Coimbatore: Cotton sowing has reached a record high of about 120 lakh hectares in the country during the ongoing kharif season on the back of good rainfall in key growing regions. The area under cotton has grown 6.4% year-on-year, or an increase of 7.23 lakh hectares, as on August 24, data with the union agriculture ministry showed.
Telangana has seen the highest increase in cotton acreage. Cotton sowing has risen by nearly 3 lakh hectares in Telangana. The area under cotton has increased by 2.26 lakh hectares in Maharashtra, which is the second largest producer of cotton in the country after Gujarat.
Rajasthan, Haryana, Gujarat and Madhya Pradesh (MP) have also reported increase in cotton sowing. The area under cotton has moved up by 0.42 lakh hectares in Gujarat. Sowing has declined only in Karnataka, which has seen a drop in monsoon rains and Punjab.
"Rains have been timely in most places.
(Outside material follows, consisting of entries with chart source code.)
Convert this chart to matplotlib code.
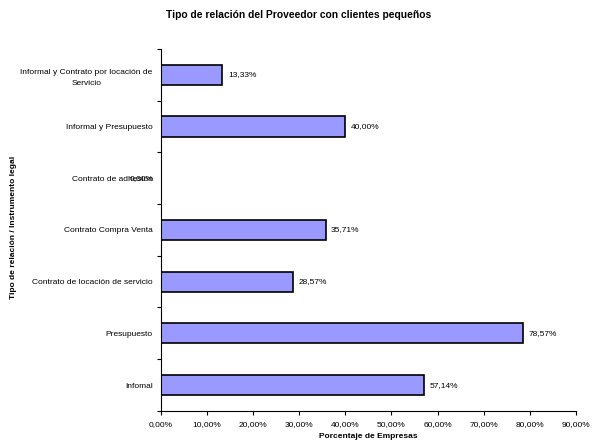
import matplotlib.pyplot as plt
import numpy as np

plt.rcParams['font.family'] = ['Liberation Sans', 'DejaVu Sans']

# categories from top to bottom, and their share of companies (%)
categorias = ['Informal y Contrato por locación de\nServicio',
              'Informal y Presupuesto',
              'Contrato de adhesión',
              'Contrato Compra Venta',
              'Contrato de locación de servicio',
              'Presupuesto',
              'Infomal']
porcentajes = [13.33, 40.00, 0.00, 35.71, 28.57, 78.57, 57.14]
x_ticks = [0, 10, 20, 30, 40, 50, 60, 70, 80, 90]

fig = plt.figure(figsize=(5.93, 4.4), dpi=100)
ax = fig.add_axes([0.2715, 0.066, 0.6995, 0.823])

y = np.arange(len(categorias))[::-1]
ax.barh(y, porcentajes, height=0.39, color='#9999FF', edgecolor='black', linewidth=1.2)

# value labels next to each bar (the empty one sits left of the axis)
for yi, v in zip(y, porcentajes):
    txt = f'{v:.2f}'.replace('.', ',') + '%'
    if v == 0:
        ax.annotate(txt, (v, yi), xytext=(-5, 0), textcoords='offset points',
                    va='center', ha='right', fontsize=6)
    else:
        ax.annotate(txt, (v, yi), xytext=(4, 0), textcoords='offset points',
                    va='center', ha='left', fontsize=6)

ax.set_xlim(0, 90)
ax.set_ylim(-0.5, len(categorias) - 0.5)
ax.set_xticks(x_ticks)
ax.set_xticklabels([f'{t:.2f}'.replace('.', ',') + '%' for t in x_ticks], fontsize=6)
ax.set_yticks(y)
ax.set_yticklabels(categorias, fontsize=6, multialignment='center', linespacing=1.9)
ax.set_yticks(np.arange(len(categorias) + 1) - 0.5, minor=True)
ax.tick_params(axis='y', which='major', length=0, pad=6)
ax.tick_params(axis='y', which='minor', length=3, width=0.8)
ax.tick_params(axis='x', length=3, width=0.8, pad=4)

for s in ['top', 'right']:
    ax.spines[s].set_visible(False)
ax.spines['left'].set_linewidth(0.8)
ax.spines['bottom'].set_linewidth(0.8)

ax.set_xlabel('Porcentaje de Empresas', fontsize=6, fontweight='bold', labelpad=3.5)
fig.text(0.022, 0.482, 'Tipo de relación / Instrumento legal', rotation=90,
         fontsize=6, fontweight='bold', va='center', ha='center')
fig.text(0.504, 0.965, 'Tipo de relación del Proveedor con clientes pequeños',
         fontsize=7.4, fontweight='bold', ha='center', va='center')

fig.savefig('out.png', dpi=100)
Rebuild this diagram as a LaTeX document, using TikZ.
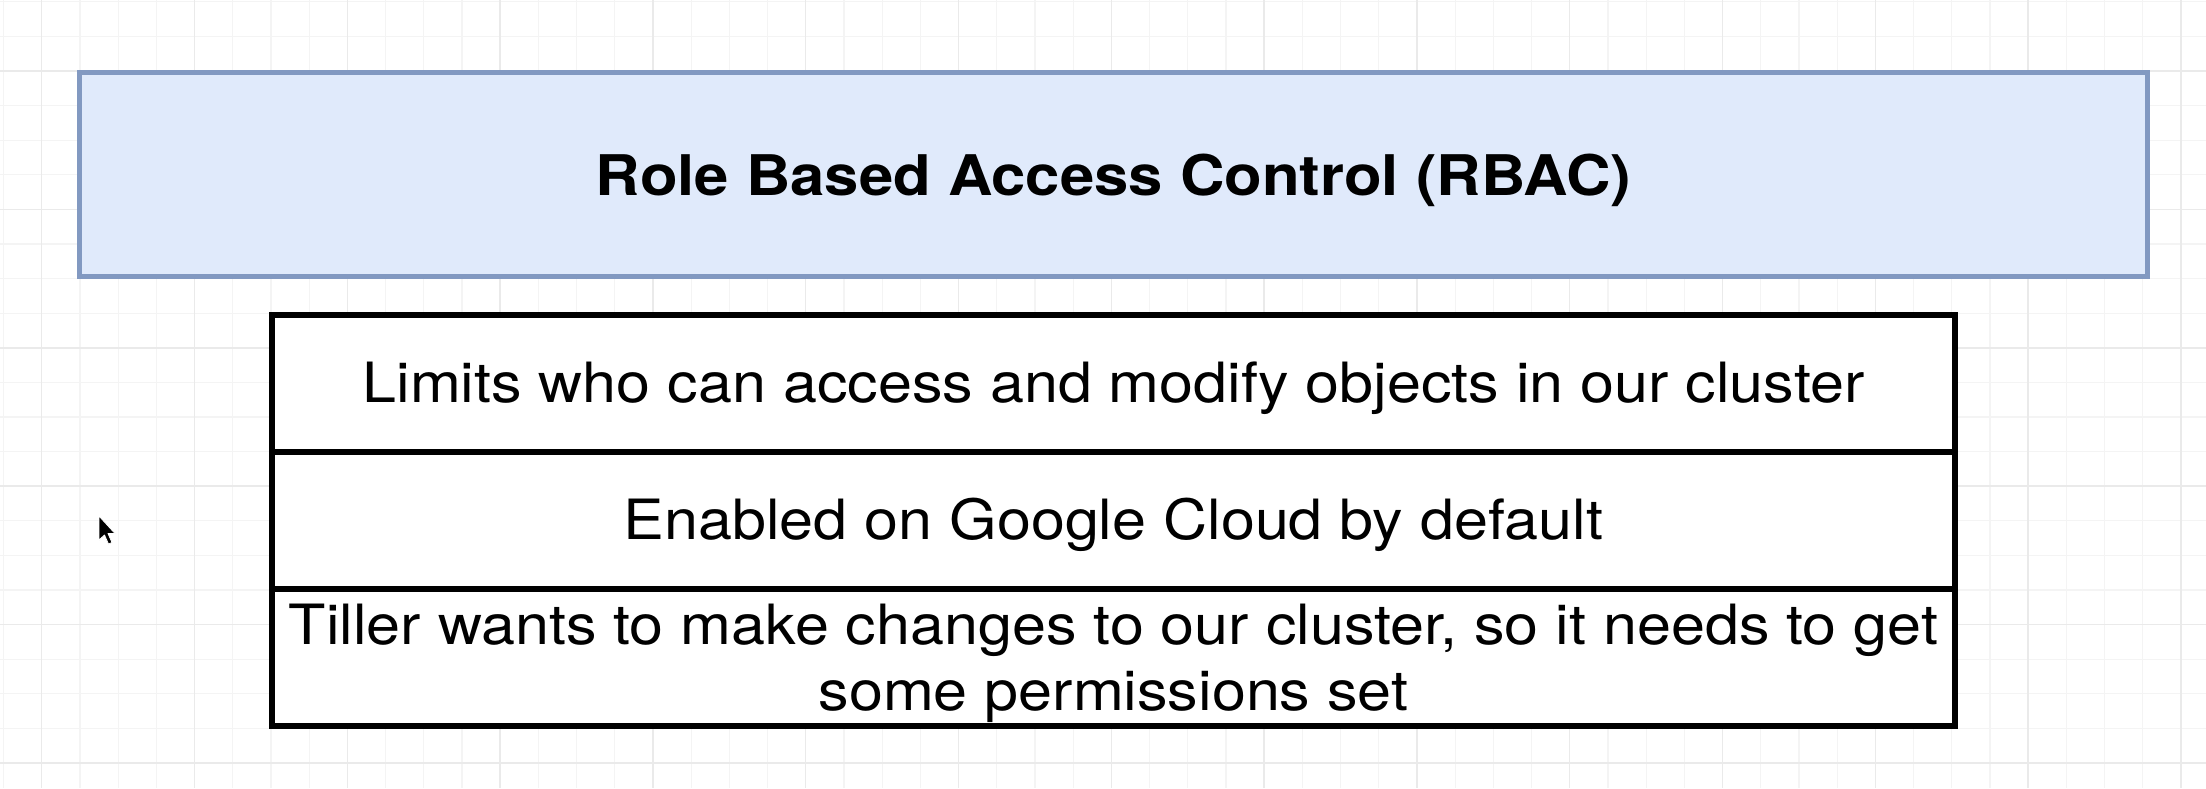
\documentclass[tikz,border=0pt]{standalone}
\usepackage{fontspec}
\setmainfont[FakeStretch=1.1]{TeX Gyre Heros}
\usetikzlibrary{positioning}

\definecolor{titlefill}{HTML}{E0EAFB}
\definecolor{titleline}{HTML}{8299C1}
\definecolor{gridminor}{HTML}{F4F4F4}
\definecolor{gridmajor}{HTML}{EAEAEA}

\begin{document}
\begin{tikzpicture}[x=1pt,y=-1pt,
                    title node/.style={rectangle,draw=titleline,fill=titlefill,line width=5pt,
                      minimum width=2068pt,minimum height=204pt,outer sep=0pt,
                      text height=48pt,text depth=7pt,
                      font=\fontsize{56}{66}\selectfont\bfseries},
                    row node/.style={rectangle,draw=black,fill=white,line width=6pt,
                      minimum width=1683pt,minimum height=137pt,outer sep=0pt,align=center,
                      font=\fontsize{55.5}{66}\selectfont}]

  \useasboundingbox (0,0) rectangle (2206,788);
  \fill[white] (0,0) rectangle (2206,788);

  % canvas grid
  \foreach \gx in {0,...,57}
    \draw[gridminor,line width=1.2pt] (3.5+38.2*\gx,0) -- (3.5+38.2*\gx,788);
  \foreach \gy in {0,...,22}
    \draw[gridminor,line width=1.2pt] (0,1.8+34.6*\gy) -- (2206,1.8+34.6*\gy);
  \foreach \gx in {0,...,14}
    \draw[gridmajor,line width=1.5pt] (41.7+152.8*\gx,0) -- (41.7+152.8*\gx,788);
  \foreach \gy in {0,...,5}
    \draw[gridmajor,line width=1.5pt] (0,71+138.4*\gy) -- (2206,71+138.4*\gy);

  \node[title node] (rbac) at (1113.5,174.5) {Role Based Access Control (RBAC)};

  \node[row node,text height=45pt,text depth=7pt] (limits) [below=38.5pt of rbac] {Limits who can access and modify objects in our cluster};
  \node[row node,text height=45pt,text depth=7pt] (enabled) [below=0pt of limits] {Enabled on Google Cloud by default};
  \node[row node,text depth=0pt] (tiller) [below=0pt of enabled] {Tiller wants to make changes to our cluster, so it needs to get\\some permissions set};

  % mouse pointer
  \filldraw[fill=black,draw=white,line width=0.8pt,line join=round]
    (99,516) -- (99,540) -- (104.5,535) -- (108.5,544) -- (112,542.5) -- (108,533.5) -- (115,533.5) -- cycle;
\end{tikzpicture}
\end{document}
The crop has been advancing well. We could have a bumper crop (for the 2017-18 cotton season)," said Atul P Asher, secretary, Indian Cotton Federation (ICF). While Telangana is expected to see the maximum increase in production, the crop is estimated to be good in Maharashtra and MP as well, he said. Cotton production is projected to cross the 1 crore bales mark, a more than 10% increase, in Maharashtra for the 2017-18 season while output is forecast to jump 20% to around 90 lakh bales in Telangana. Farmers have switched over to cotton in the current kharif season as prices have remained stable in the last one year, ICF officials said. "Farmers have benefited from stable prices throughout the year," said P Nataraj, vice president, ICF. "In view of normal monsoon and higher price realisation compared to other cash crops, farmers have sown more than last season," he said on the sidelines of ICF's 38th annual general meeting here on Sunday. Cotton prices have ruled above the Rs 40,000 mark per candy (a candy is about 355 kgs) for most of the 2015-16 season.
The Cotton Advisory Board (CAB), which comprises representatives from the textile industry, trade, ginners and government officials, has estimated the crop at 345 lakh bales for the 2016-17 season at its meeting held on August 18.
If yields also go up, the country, which is the largest producer of cotton in the world, would be faced with a huge crop in the new season amid a tepid increase in demand from textile spinning mills. "Marketing such a huge crop is going to be a tough task. We are going to have a huge carryover stock at the end of the 2017-18 season," ICF officials said.